The ellipsis notation in a function prototype declarator causes argument type conversion to stop after the last declared parameter. The default argument promotions are performed on trailing arguments.

and from 6.5.2.2/6,

If the expression that denotes the called function has a type that does not include a prototype, the integer promotions are performed on each argument, and arguments that have type float are promoted to double. These are called the default argument promotions.

(Thanks Alok for finding this out.)

Answer 10

Since you tagged it with C++ as well, this code does the conversion as you probably expect:

#include <iostream.h>

int main() {
    float a = 1234.5f;
    std::cout << a << " " << (int)a << "\n";
    return 0;
}

Output:

1234.5 1234

Answer 11

Technically speaking there is no the printf, each library implements its own, and therefore, your method of trying to study printf's behavior by doing what you are doing is not going to be of much use. You could be trying to study the behavior of printf on your system, and if so, you should read the documentation, and look at the source code for printf if it is available for your library.

For example, on my Macbook, I get the output 1606416304 with your program.

Having said that, when you pass a float to a variadic function, the float is passed as a double. So, your program is equivalent to having declared a as a double.

To examine the bytes of a double, you can see this answer to a recent question here on SO.

Let's do that:

#include <stdio.h>

int main(void)
{
    double a = 1234.5f;
    unsigned char *p = (unsigned char *)&a;
    size_t i;

    printf("size of double: %zu, int: %zu\n", sizeof(double), sizeof(int));
    for (i=0; i < sizeof a; ++i)
        printf("%02x ", p[i]);
    putchar('\n');
    return 0;
}

When I run the above program, I get:

size of double: 8, int: 4
00 00 00 00 00 4a 93 40 

So, the first four bytes of the double turned out to be 0, which may be why you got 0 as the output of your printf call.

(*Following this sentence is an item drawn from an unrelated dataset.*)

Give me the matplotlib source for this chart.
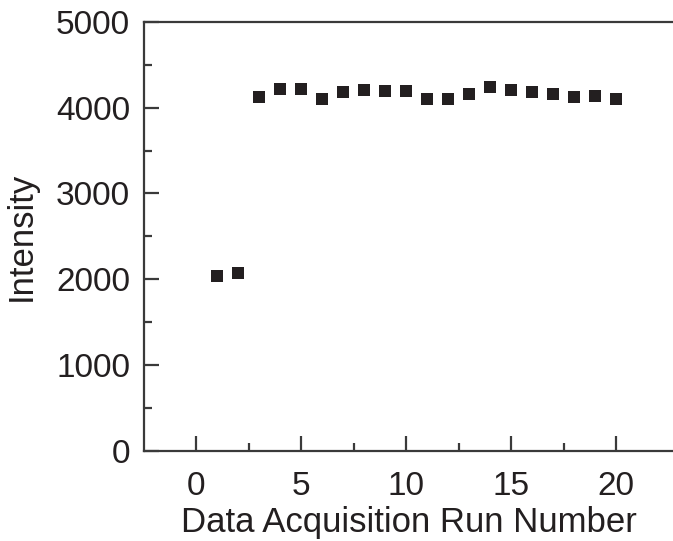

For more interesting results, we can change the program a bit:

#include <stdio.h>

int main(void)
{
    double a = 1234.5f;
    int b = 42;

    printf("%d %d\n", a, b);
    return 0;
}

When I run the above program on my Macbook, I get:

42 1606416384

With the same program on a Linux machine, I get:

0 1083394560

Answer 12

hey it had to print something so it printed a 0. Remember in C 0 is everything else!

Answer 13

You just need to use the appropriate format specifier (%d,%f,%s,etc.) with the relevant data type (int,float, string, etc.).